▶ Excerpted records:
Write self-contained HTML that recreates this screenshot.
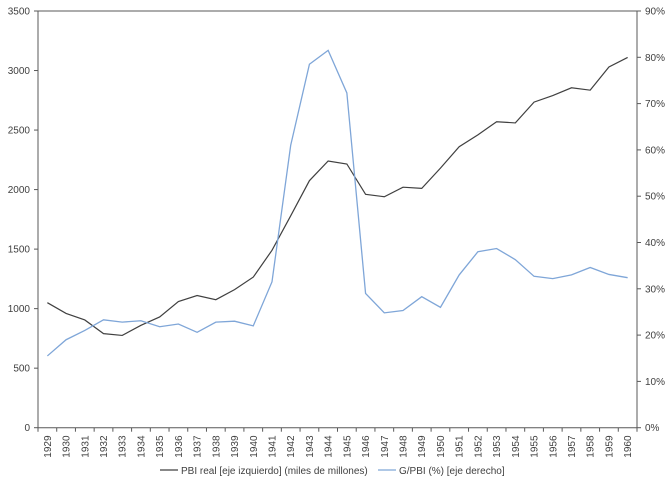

...

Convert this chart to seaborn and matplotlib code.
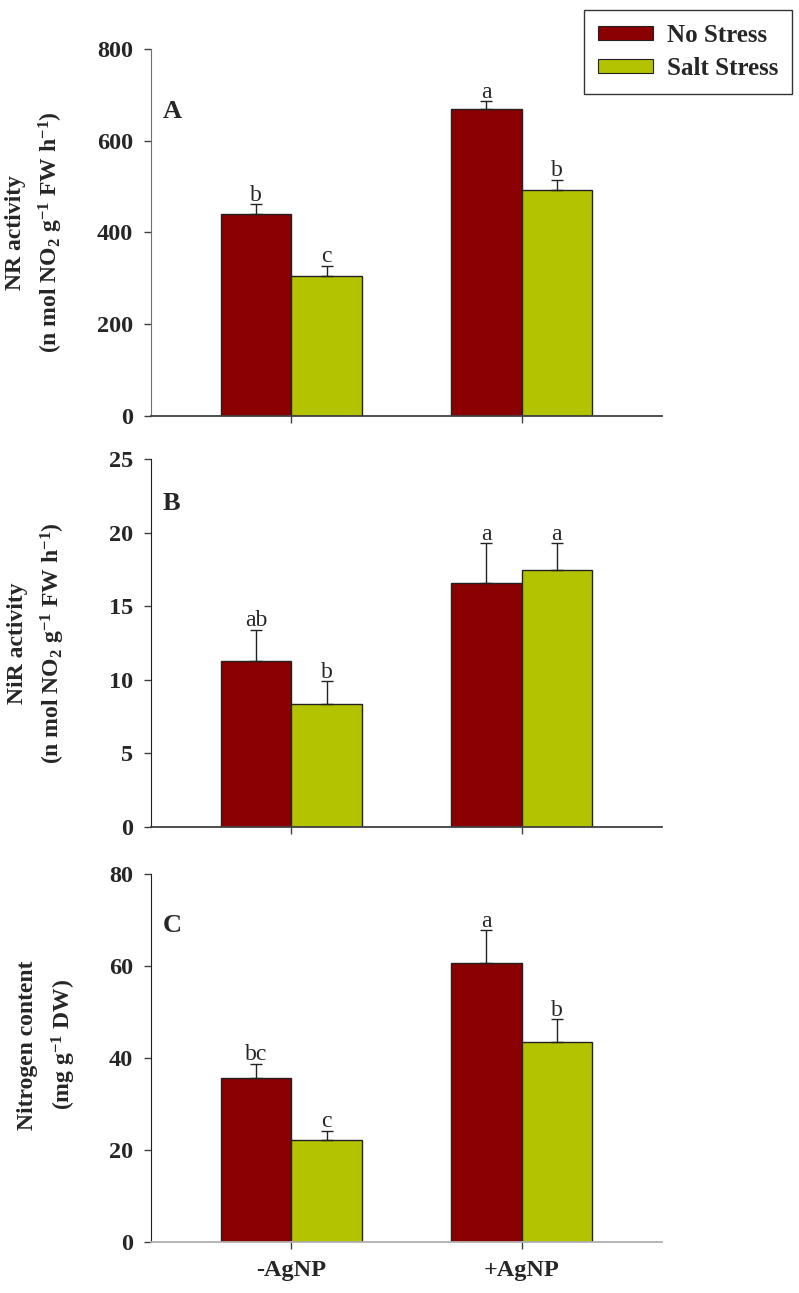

* * *

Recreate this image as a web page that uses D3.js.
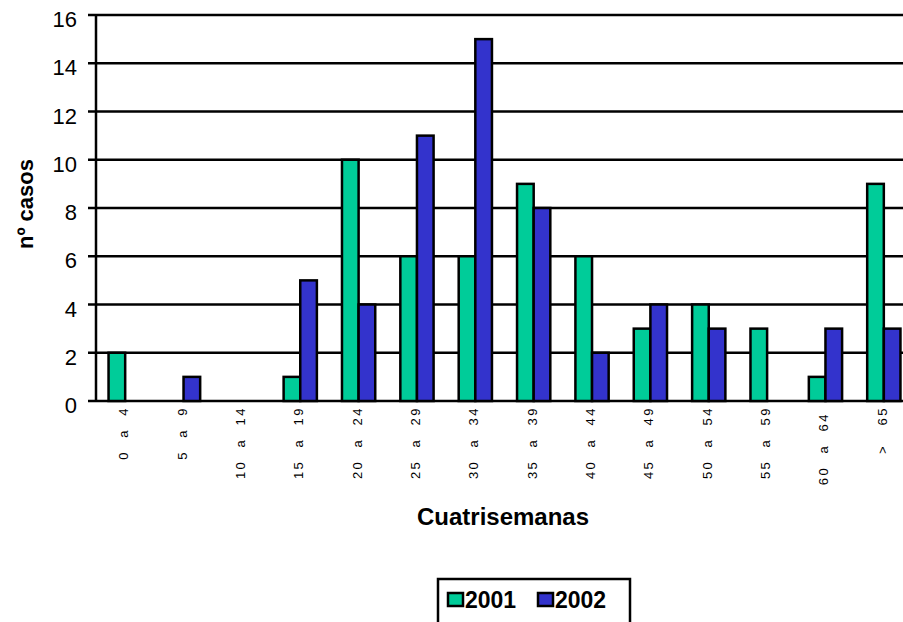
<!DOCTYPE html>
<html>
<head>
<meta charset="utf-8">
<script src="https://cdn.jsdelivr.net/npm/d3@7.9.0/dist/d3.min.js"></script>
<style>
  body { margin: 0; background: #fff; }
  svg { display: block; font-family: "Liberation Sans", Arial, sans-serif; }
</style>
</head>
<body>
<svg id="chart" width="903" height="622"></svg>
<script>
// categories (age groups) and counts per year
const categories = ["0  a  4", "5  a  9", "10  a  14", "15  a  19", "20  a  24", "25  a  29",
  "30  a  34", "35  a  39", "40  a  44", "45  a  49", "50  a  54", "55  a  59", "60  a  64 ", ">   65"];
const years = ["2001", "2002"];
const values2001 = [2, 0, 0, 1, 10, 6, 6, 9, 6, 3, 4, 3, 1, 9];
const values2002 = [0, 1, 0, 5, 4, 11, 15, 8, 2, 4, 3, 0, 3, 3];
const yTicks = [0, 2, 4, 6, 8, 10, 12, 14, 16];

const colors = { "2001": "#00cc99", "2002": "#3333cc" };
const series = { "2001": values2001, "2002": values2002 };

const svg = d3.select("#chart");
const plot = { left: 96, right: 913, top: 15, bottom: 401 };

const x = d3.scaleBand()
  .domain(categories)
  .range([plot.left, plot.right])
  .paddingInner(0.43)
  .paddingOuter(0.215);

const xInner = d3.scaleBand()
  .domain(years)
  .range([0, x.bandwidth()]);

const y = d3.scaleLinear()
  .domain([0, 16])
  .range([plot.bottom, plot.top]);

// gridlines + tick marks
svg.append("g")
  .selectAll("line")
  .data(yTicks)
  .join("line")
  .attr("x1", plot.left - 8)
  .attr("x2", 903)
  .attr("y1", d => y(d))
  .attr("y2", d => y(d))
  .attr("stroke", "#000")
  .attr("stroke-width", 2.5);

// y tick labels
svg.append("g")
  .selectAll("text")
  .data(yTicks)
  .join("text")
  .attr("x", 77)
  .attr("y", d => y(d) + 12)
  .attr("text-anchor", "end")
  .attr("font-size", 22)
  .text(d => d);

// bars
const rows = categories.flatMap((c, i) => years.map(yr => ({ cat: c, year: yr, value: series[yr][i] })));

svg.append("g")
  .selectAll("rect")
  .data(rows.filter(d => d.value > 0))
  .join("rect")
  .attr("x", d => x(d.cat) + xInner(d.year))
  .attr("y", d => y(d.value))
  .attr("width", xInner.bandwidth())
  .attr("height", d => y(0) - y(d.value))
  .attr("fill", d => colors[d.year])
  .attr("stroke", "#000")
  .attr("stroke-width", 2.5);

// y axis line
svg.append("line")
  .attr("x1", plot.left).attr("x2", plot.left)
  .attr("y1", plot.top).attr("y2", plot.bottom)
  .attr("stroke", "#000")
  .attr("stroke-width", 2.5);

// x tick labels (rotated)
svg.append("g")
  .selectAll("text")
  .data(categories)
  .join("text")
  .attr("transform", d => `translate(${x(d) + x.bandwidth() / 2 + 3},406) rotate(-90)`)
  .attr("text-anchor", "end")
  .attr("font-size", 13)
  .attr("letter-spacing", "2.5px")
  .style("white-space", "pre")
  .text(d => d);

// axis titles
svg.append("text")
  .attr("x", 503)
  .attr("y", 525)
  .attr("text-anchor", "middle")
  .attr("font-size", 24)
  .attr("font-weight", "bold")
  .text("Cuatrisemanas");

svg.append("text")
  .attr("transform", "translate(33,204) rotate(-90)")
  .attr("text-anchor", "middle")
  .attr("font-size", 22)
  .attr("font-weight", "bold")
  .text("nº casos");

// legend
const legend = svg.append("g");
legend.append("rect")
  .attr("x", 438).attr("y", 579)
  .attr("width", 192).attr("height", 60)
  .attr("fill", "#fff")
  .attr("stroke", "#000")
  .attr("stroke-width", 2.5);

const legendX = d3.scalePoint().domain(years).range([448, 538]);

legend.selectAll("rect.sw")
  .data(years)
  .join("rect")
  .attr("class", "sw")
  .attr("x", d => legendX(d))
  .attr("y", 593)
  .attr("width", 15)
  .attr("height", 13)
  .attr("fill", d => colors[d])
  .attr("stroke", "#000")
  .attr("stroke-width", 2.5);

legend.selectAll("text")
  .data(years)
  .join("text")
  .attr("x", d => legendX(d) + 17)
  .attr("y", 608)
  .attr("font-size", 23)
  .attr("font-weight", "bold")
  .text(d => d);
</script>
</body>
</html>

▶ Instructions to follow: List all lines holding the string "that".

▶ The output:
Write self-contained HTML that recreates this screenshot.
Recreate this image as a web page that uses D3.js.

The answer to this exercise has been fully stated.